**DATA TO USE**
------------------------

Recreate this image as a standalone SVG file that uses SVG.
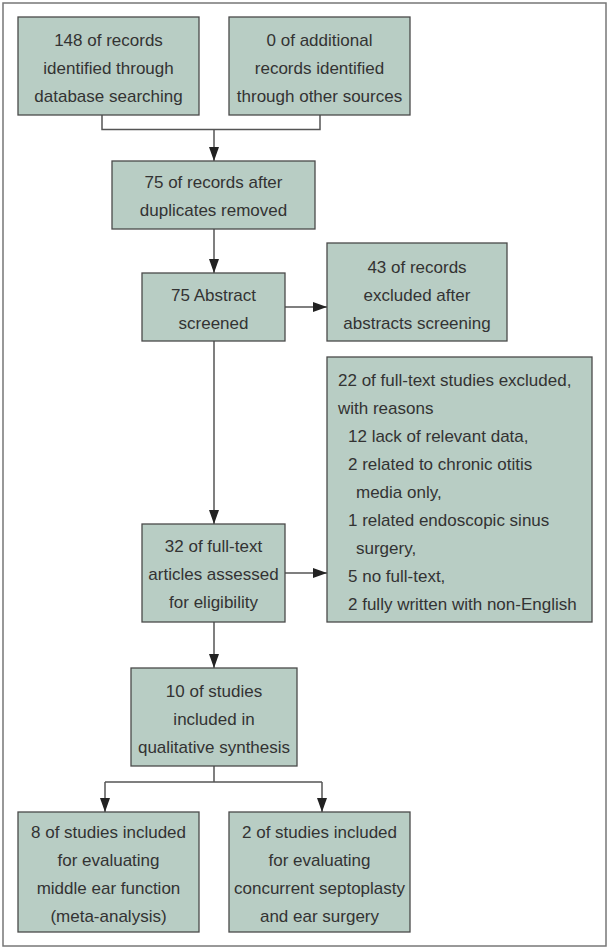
<svg xmlns="http://www.w3.org/2000/svg" width="609" height="949" viewBox="0 0 609 949">
<defs>
<style>
.box{fill:#b8cdc4;stroke:#4a4a4a;stroke-width:1.3}
.t{font-family:"Liberation Sans",Arial,sans-serif;font-size:17px;fill:#333;text-anchor:middle;dominant-baseline:central}
.l{font-family:"Liberation Sans",Arial,sans-serif;font-size:17px;fill:#333;dominant-baseline:central}
.c{fill:none;stroke:#555;stroke-width:1.5}
</style>
<marker id="ah" viewBox="0 0 14 10" refX="14" refY="5" markerWidth="14" markerHeight="10" markerUnits="userSpaceOnUse" orient="auto">
<path d="M0,0 L14,5 L0,10 z" fill="#222"/>
</marker>
</defs>
<rect x="0" y="0" width="609" height="949" fill="#fff"/>
<rect x="3" y="3" width="603" height="943" fill="none" stroke="#777" stroke-width="1.5"/>

<g id="connectors">
<path class="c" d="M102,115 V129.5 H320 V115"/>
<path class="c" d="M214,129.5 V161" marker-end="url(#ah)"/>
<path class="c" d="M214,229 V273" marker-end="url(#ah)"/>
<path class="c" d="M285,307 H327" marker-end="url(#ah)"/>
<path class="c" d="M214,341 V524" marker-end="url(#ah)"/>
<path class="c" d="M285,573 H327" marker-end="url(#ah)"/>
<path class="c" d="M214,622 V668" marker-end="url(#ah)"/>
<path class="c" d="M214,766 V782"/>
<path class="c" d="M105,782 H322"/>
<path class="c" d="M105,782 V812" marker-end="url(#ah)"/>
<path class="c" d="M322,782 V812" marker-end="url(#ah)"/>
</g>

<g id="n1">
<rect class="box" x="18" y="17" width="181" height="98"/>
<text class="t" x="108.5" y="40">148 of records</text>
<text class="t" x="108.5" y="68">identified through</text>
<text class="t" x="108.5" y="96">database searching</text>
</g>
<g id="n2">
<rect class="box" x="229" y="17" width="181" height="98"/>
<text class="t" x="319.5" y="40">0 of additional</text>
<text class="t" x="319.5" y="68">records identified</text>
<text class="t" x="319.5" y="96">through other sources</text>
</g>
<g id="n3">
<rect class="box" x="112" y="161" width="203" height="68"/>
<text class="t" x="213.5" y="182">75 of records after</text>
<text class="t" x="213.5" y="210">duplicates removed</text>
</g>
<g id="n4">
<rect class="box" x="142" y="273" width="143" height="68"/>
<text class="t" x="213.5" y="295">75 Abstract</text>
<text class="t" x="213.5" y="323">screened</text>
</g>
<g id="n5">
<rect class="box" x="327" y="243" width="180" height="98"/>
<text class="t" x="417" y="267">43 of records</text>
<text class="t" x="417" y="295">excluded after</text>
<text class="t" x="417" y="323">abstracts screening</text>
</g>
<g id="n6">
<rect class="box" x="327" y="357" width="265" height="265"/>
<text class="l" x="338" y="380">22 of full-text studies excluded,</text>
<text class="l" x="338" y="408">with reasons</text>
<text class="l" x="348" y="436">12 lack of relevant data,</text>
<text class="l" x="348" y="464">2 related to chronic otitis</text>
<text class="l" x="356" y="492">media only,</text>
<text class="l" x="348" y="520">1 related endoscopic sinus</text>
<text class="l" x="356" y="548">surgery,</text>
<text class="l" x="348" y="576">5 no full-text,</text>
<text class="l" x="348" y="604">2 fully written with non-English</text>
</g>
<g id="n7">
<rect class="box" x="142" y="524" width="143" height="98"/>
<text class="t" x="213.5" y="546">32 of full-text</text>
<text class="t" x="213.5" y="574">articles assessed</text>
<text class="t" x="213.5" y="602">for eligibility</text>
</g>
<g id="n8">
<rect class="box" x="131" y="668" width="166" height="98"/>
<text class="t" x="214" y="691">10 of studies</text>
<text class="t" x="214" y="719">included in</text>
<text class="t" x="214" y="747">qualitative synthesis</text>
</g>
<g id="n9">
<rect class="box" x="18" y="812" width="181" height="120"/>
<text class="t" x="108.5" y="832">8 of studies included</text>
<text class="t" x="108.5" y="860">for evaluating</text>
<text class="t" x="108.5" y="888">middle ear function</text>
<text class="t" x="108.5" y="916">(meta-analysis)</text>
</g>
<g id="n10">
<rect class="box" x="229" y="812" width="181" height="120"/>
<text class="t" x="319.5" y="832">2 of studies included</text>
<text class="t" x="319.5" y="860">for evaluating</text>
<text class="t" x="319.5" y="888">concurrent septoplasty</text>
<text class="t" x="319.5" y="916">and ear surgery</text>
</g>
</svg>
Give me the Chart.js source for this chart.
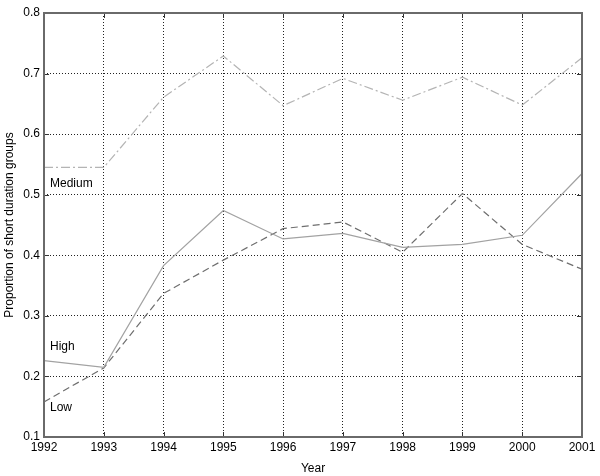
<!DOCTYPE html>
<html>
<head>
<meta charset="utf-8">
<script src="https://cdn.jsdelivr.net/npm/chart.js@4"></script>
<style>
  html, body { margin: 0; padding: 0; background: #fff; }
  #wrap { width: 600px; height: 476px; position: relative; }
</style>
</head>
<body>
<div id="wrap"><canvas id="chart"></canvas></div>
<script>
// anos e séries
const years = [1992, 1993, 1994, 1995, 1996, 1997, 1998, 1999, 2000, 2001];
const medium = [0.545, 0.545, 0.661, 0.729, 0.647, 0.692, 0.656, 0.694, 0.648, 0.726];
const high = [0.226, 0.215, 0.383, 0.474, 0.427, 0.436, 0.413, 0.418, 0.433, 0.535];
const low = [0.158, 0.214, 0.337, 0.392, 0.444, 0.455, 0.405, 0.502, 0.418, 0.377];
const yTicks = [0.1, 0.2, 0.3, 0.4, 0.5, 0.6, 0.7, 0.8];

// rótulos das curvas (posição em coordenadas dos dados)
const seriesLabels = [
  { text: 'Medium', x: 1992.1, y: 0.519 },
  { text: 'High', x: 1992.1, y: 0.249 },
  { text: 'Low', x: 1992.1, y: 0.149 }
];

const toPoints = arr => arr.map((v, i) => ({ x: years[i], y: v }));
const FONT = '"Liberation Sans", Arial, sans-serif';

// moldura, marcas internas e rótulos
const framePlugin = {
  id: 'frame',
  afterDraw(chart) {
    const { ctx, chartArea: a, scales } = chart;
    ctx.save();
    ctx.strokeStyle = '#333';
    ctx.lineWidth = 1;
    years.forEach(y => {
      const px = Math.round(scales.x.getPixelForValue(y)) + 0.5;
      ctx.beginPath();
      ctx.moveTo(px, a.top); ctx.lineTo(px, a.top + 5);
      ctx.moveTo(px, a.bottom); ctx.lineTo(px, a.bottom - 5);
      ctx.stroke();
    });
    yTicks.forEach(v => {
      const py = Math.round(scales.y.getPixelForValue(v)) + 0.5;
      ctx.beginPath();
      ctx.moveTo(a.left, py); ctx.lineTo(a.left + 5, py);
      ctx.moveTo(a.right, py); ctx.lineTo(a.right - 5, py);
      ctx.stroke();
    });
    ctx.strokeStyle = '#6a6a6a';
    ctx.lineWidth = 2;
    ctx.strokeRect(a.left, a.top, a.right - a.left, a.bottom - a.top);

    ctx.fillStyle = '#000';
    ctx.font = '12px ' + FONT;
    ctx.textBaseline = 'middle';
    ctx.textAlign = 'left';
    seriesLabels.forEach(l => {
      ctx.fillText(l.text, scales.x.getPixelForValue(l.x), scales.y.getPixelForValue(l.y));
    });
    ctx.restore();
  }
};

const ctx = document.getElementById('chart').getContext('2d');
new Chart(ctx, {
  type: 'line',
  data: {
    datasets: [
      {
        label: 'Medium',
        data: toPoints(medium),
        borderColor: '#b4b4b4',
        borderWidth: 1.2,
        borderDash: [9, 3, 2, 3],
        pointRadius: 0,
        tension: 0
      },
      {
        label: 'High',
        data: toPoints(high),
        borderColor: '#a2a2a2',
        borderWidth: 1.2,
        pointRadius: 0,
        tension: 0
      },
      {
        label: 'Low',
        data: toPoints(low),
        borderColor: '#6e6e6e',
        borderWidth: 1.2,
        borderDash: [7, 4],
        pointRadius: 0,
        tension: 0
      }
    ]
  },
  options: {
    responsive: true,
    maintainAspectRatio: false,
    animation: false,
    layout: { padding: { top: 13, right: 18, left: 2, bottom: 0 } },
    plugins: {
      legend: { display: false },
      tooltip: { enabled: false }
    },
    scales: {
      x: {
        type: 'linear',
        min: 1992,
        max: 2001,
        afterBuildTicks: axis => { axis.ticks = years.map(v => ({ value: v })); },
        afterFit: axis => { axis.height = 39; },
        ticks: {
          color: '#000',
          font: { family: FONT, size: 12 },
          padding: 3,
          maxRotation: 0,
          callback: v => String(v)
        },
        grid: {
          color: '#222',
          lineWidth: 1,
          drawTicks: false
        },
        border: { display: false, dash: [1, 2] },
        title: {
          display: true,
          text: 'Year',
          color: '#000',
          font: { family: FONT, size: 12 },
          padding: { top: 0, bottom: 0 }
        }
      },
      y: {
        min: 0.1,
        max: 0.8,
        afterBuildTicks: axis => { axis.ticks = yTicks.map(v => ({ value: v })); },
        afterFit: axis => { axis.width = 42; },
        ticks: {
          color: '#000',
          font: { family: FONT, size: 12 },
          padding: 4,
          callback: v => v.toFixed(1)
        },
        grid: {
          color: '#222',
          lineWidth: 1,
          drawTicks: false
        },
        border: { display: false, dash: [1, 2] },
        title: {
          display: true,
          text: 'Proportion of short duration groups',
          color: '#000',
          font: { family: FONT, size: 12 },
          padding: { top: 0, bottom: 0 }
        }
      }
    }
  },
  plugins: [framePlugin]
});
</script>
</body>
</html>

------------------------

**WRITTEN PROBLEM**
Of all the lines in the listing above, how many include "this"? Write only the number.

**SOLUTION BELOW**
2